■ Dataset records ■
+++++

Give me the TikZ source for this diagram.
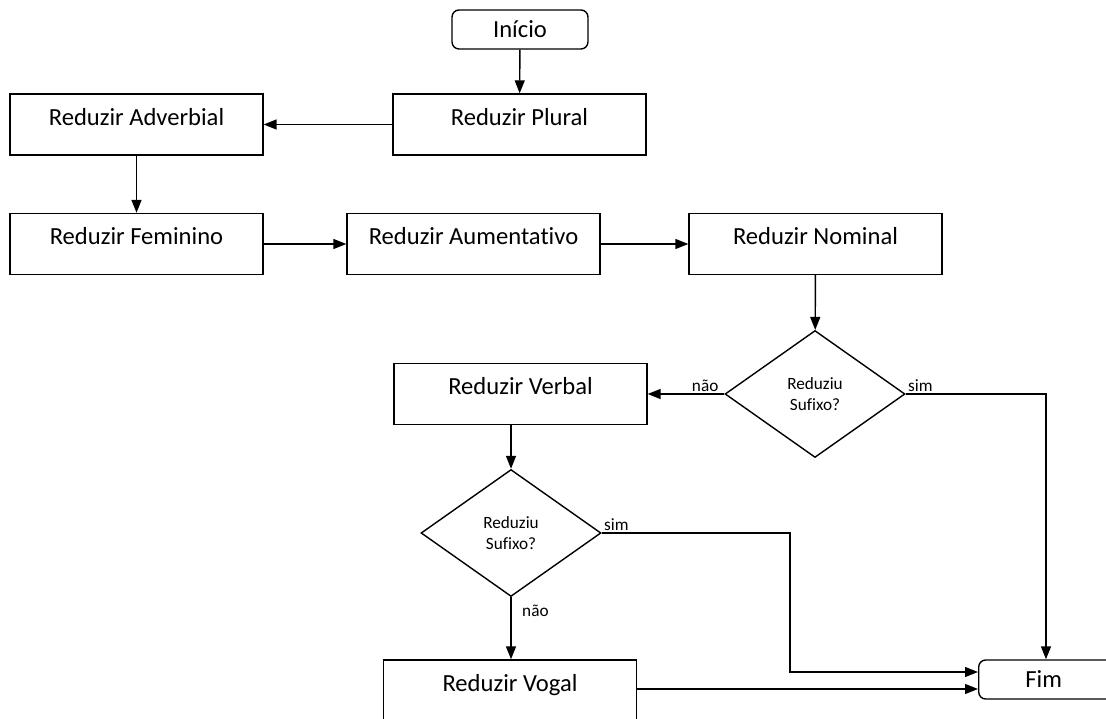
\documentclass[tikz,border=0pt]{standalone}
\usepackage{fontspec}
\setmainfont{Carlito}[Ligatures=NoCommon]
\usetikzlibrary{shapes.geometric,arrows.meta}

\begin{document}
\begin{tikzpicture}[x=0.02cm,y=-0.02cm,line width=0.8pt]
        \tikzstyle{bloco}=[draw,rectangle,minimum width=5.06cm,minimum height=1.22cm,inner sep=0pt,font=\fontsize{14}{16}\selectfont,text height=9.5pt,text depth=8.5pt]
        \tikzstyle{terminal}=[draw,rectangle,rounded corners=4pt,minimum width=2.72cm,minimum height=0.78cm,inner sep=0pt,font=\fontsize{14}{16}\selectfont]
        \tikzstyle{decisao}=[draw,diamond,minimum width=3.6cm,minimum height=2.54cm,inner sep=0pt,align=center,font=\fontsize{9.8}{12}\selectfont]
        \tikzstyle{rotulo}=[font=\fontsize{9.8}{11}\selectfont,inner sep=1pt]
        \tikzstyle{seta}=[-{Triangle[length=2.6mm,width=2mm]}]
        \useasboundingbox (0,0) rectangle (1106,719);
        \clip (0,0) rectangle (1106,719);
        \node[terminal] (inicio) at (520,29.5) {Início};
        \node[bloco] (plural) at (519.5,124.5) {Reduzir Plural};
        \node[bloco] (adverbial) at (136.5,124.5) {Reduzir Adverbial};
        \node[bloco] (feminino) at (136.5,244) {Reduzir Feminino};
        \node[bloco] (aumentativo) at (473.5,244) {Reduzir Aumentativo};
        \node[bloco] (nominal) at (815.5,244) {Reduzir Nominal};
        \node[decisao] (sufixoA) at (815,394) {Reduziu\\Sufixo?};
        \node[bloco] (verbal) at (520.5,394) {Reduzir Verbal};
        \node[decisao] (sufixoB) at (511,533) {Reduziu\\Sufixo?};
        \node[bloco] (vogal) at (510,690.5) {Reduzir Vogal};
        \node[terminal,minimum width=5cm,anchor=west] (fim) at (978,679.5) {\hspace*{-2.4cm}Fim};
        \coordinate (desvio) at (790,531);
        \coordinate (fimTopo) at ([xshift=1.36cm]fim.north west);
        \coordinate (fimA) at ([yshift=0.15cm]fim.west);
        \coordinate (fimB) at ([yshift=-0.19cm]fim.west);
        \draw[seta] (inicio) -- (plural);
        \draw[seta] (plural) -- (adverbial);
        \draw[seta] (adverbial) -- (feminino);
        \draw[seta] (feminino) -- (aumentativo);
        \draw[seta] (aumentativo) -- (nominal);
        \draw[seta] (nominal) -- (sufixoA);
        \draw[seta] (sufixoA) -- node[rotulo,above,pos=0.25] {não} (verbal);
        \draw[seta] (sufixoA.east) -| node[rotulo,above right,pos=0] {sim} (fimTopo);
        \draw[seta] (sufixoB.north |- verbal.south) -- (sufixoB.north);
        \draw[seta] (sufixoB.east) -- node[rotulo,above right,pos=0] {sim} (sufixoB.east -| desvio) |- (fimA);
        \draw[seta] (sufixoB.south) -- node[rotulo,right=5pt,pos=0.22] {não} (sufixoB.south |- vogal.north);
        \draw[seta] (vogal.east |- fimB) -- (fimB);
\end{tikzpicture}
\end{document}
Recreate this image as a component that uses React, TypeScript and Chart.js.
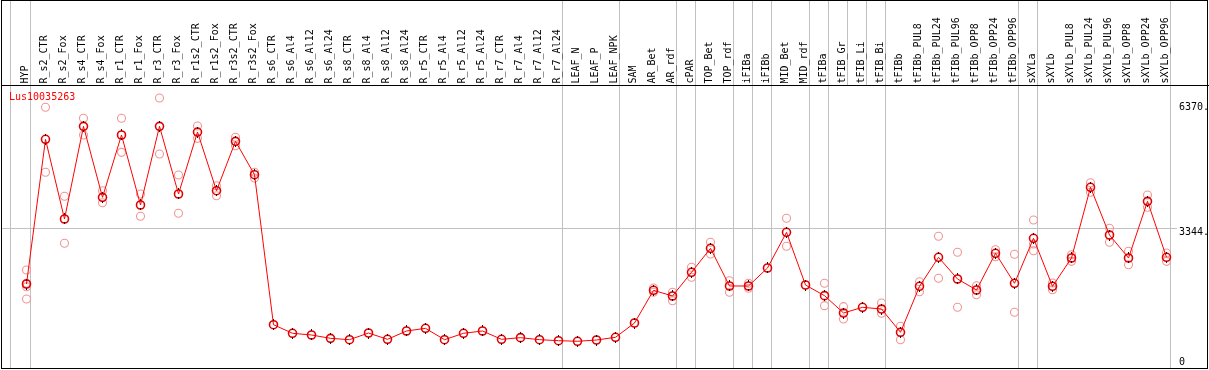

+++++

■ What to work on ■
Reproduce all of the entries word for word, skipping any pictures they hold.

■ Task response ■
Give me the TikZ source for this diagram.
\documentclass[tikz,border=0pt]{standalone}
\usepackage{fontspec}
\setmainfont{Carlito}[Ligatures=NoCommon]
\usetikzlibrary{shapes.geometric,arrows.meta}

\begin{document}
\begin{tikzpicture}[x=0.02cm,y=-0.02cm,line width=0.8pt]
        \tikzstyle{bloco}=[draw,rectangle,minimum width=5.06cm,minimum height=1.22cm,inner sep=0pt,font=\fontsize{14}{16}\selectfont,text height=9.5pt,text depth=8.5pt]
        \tikzstyle{terminal}=[draw,rectangle,rounded corners=4pt,minimum width=2.72cm,minimum height=0.78cm,inner sep=0pt,font=\fontsize{14}{16}\selectfont]
        \tikzstyle{decisao}=[draw,diamond,minimum width=3.6cm,minimum height=2.54cm,inner sep=0pt,align=center,font=\fontsize{9.8}{12}\selectfont]
        \tikzstyle{rotulo}=[font=\fontsize{9.8}{11}\selectfont,inner sep=1pt]
        \tikzstyle{seta}=[-{Triangle[length=2.6mm,width=2mm]}]
        \useasboundingbox (0,0) rectangle (1106,719);
        \clip (0,0) rectangle (1106,719);
        \node[terminal] (inicio) at (520,29.5) {Início};
        \node[bloco] (plural) at (519.5,124.5) {Reduzir Plural};
        \node[bloco] (adverbial) at (136.5,124.5) {Reduzir Adverbial};
        \node[bloco] (feminino) at (136.5,244) {Reduzir Feminino};
        \node[bloco] (aumentativo) at (473.5,244) {Reduzir Aumentativo};
        \node[bloco] (nominal) at (815.5,244) {Reduzir Nominal};
        \node[decisao] (sufixoA) at (815,394) {Reduziu\\Sufixo?};
        \node[bloco] (verbal) at (520.5,394) {Reduzir Verbal};
        \node[decisao] (sufixoB) at (511,533) {Reduziu\\Sufixo?};
        \node[bloco] (vogal) at (510,690.5) {Reduzir Vogal};
        \node[terminal,minimum width=5cm,anchor=west] (fim) at (978,679.5) {\hspace*{-2.4cm}Fim};
        \coordinate (desvio) at (790,531);
        \coordinate (fimTopo) at ([xshift=1.36cm]fim.north west);
        \coordinate (fimA) at ([yshift=0.15cm]fim.west);
        \coordinate (fimB) at ([yshift=-0.19cm]fim.west);
        \draw[seta] (inicio) -- (plural);
        \draw[seta] (plural) -- (adverbial);
        \draw[seta] (adverbial) -- (feminino);
        \draw[seta] (feminino) -- (aumentativo);
        \draw[seta] (aumentativo) -- (nominal);
        \draw[seta] (nominal) -- (sufixoA);
        \draw[seta] (sufixoA) -- node[rotulo,above,pos=0.25] {não} (verbal);
        \draw[seta] (sufixoA.east) -| node[rotulo,above right,pos=0] {sim} (fimTopo);
        \draw[seta] (sufixoB.north |- verbal.south) -- (sufixoB.north);
        \draw[seta] (sufixoB.east) -- node[rotulo,above right,pos=0] {sim} (sufixoB.east -| desvio) |- (fimA);
        \draw[seta] (sufixoB.south) -- node[rotulo,right=5pt,pos=0.22] {não} (sufixoB.south |- vogal.north);
        \draw[seta] (vogal.east |- fimB) -- (fimB);
\end{tikzpicture}
\end{document}
Recreate this image as a component that uses React, TypeScript and Chart.js.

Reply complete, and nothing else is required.